Une première occasion pour « enclencher » à partir des plus petites entreprises ce merveilleux contrat unique que l’OCDE appelait de ses voeux... En fait, aujourd’hui, c’est le dispositif lui-même qui se fait embaucher en période d’essai, ou plutôt en période de « consolidation » si l’on préfère user du verbiage pompeux. Il a désormais deux ans pour faire ses preuves. Et il les fera, si l’effet d’aubaine veut bien jouer encore une fois. Tout comme les fameuses « lois pour l’emploi » de Balladur, en 1992 et 1993, qui incitaient par des réductions de charges substantielles à embaucher des salariés à temps partiel, avaient fort bien fonctionné : il était plus intéressant d’embaucher quatre caissières à 30h par semaine que trois à 40h. Et même si elles ne s’y retrouvaient pas à la fin du mois, c’était tout bénéfice pour les chiffres du chômage. Les « nouveaux embauchés », eux aussi, seront sortis du chômage, même s’ils ont le plus grand mal à se loger. Et à se sentir embauchés.

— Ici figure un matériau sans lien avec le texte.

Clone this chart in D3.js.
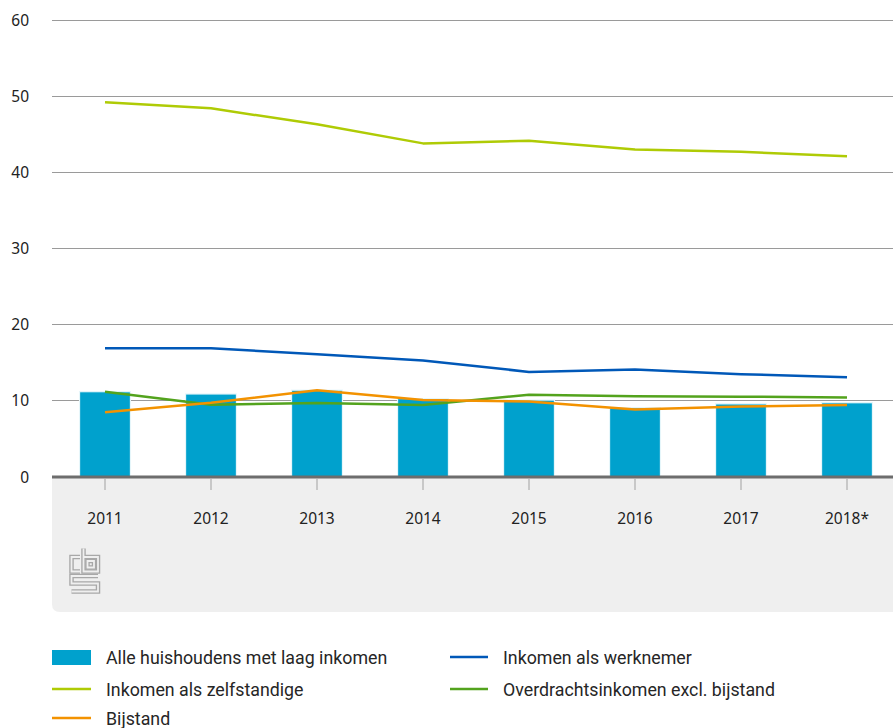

« L’Espagne, où existe depuis plusieurs années une sorte de contrat nouvelle embauche, semble en avoir tiré les bénéfices. Ce contrat concerne aujourd’hui 30% des salariés », note Le Figaro [5]. Nul doute que dans les prochains mois, le succès remporté par le contrat nouvelle embauche auprès des petites entreprises sera monté en épingle pour créer un consensus autour de sa nécessité... et des bénéfices qu’il y aurait à le généraliser.
« Le contrat nouvelle embauche suscite même l’appétit d’entreprises... qui n’y auront pas droit », écrit encore Le Figaro [6]. Philippe Sala, PDG d’une agence de voyages montpelliéraine, promet déjà : « Si demain le gouvernement décide d’étendre la mesure à toutes les entreprises, je m’engage à embaucher quinze personnes de plus d’ici à la fin de l’année. J’aimerais étendre mon réseau, ouvrir des agences de vente dans d’autres villes. Mais je ne le fais pas aujourd’hui à cause des contraintes qui existent. Sur ce dossier, le gouvernement est bien trop timide ».
Rassurez-vous, cher Philippe : la timidité disparaît très vite au cours de la période d’essai. De consolidation, pardon.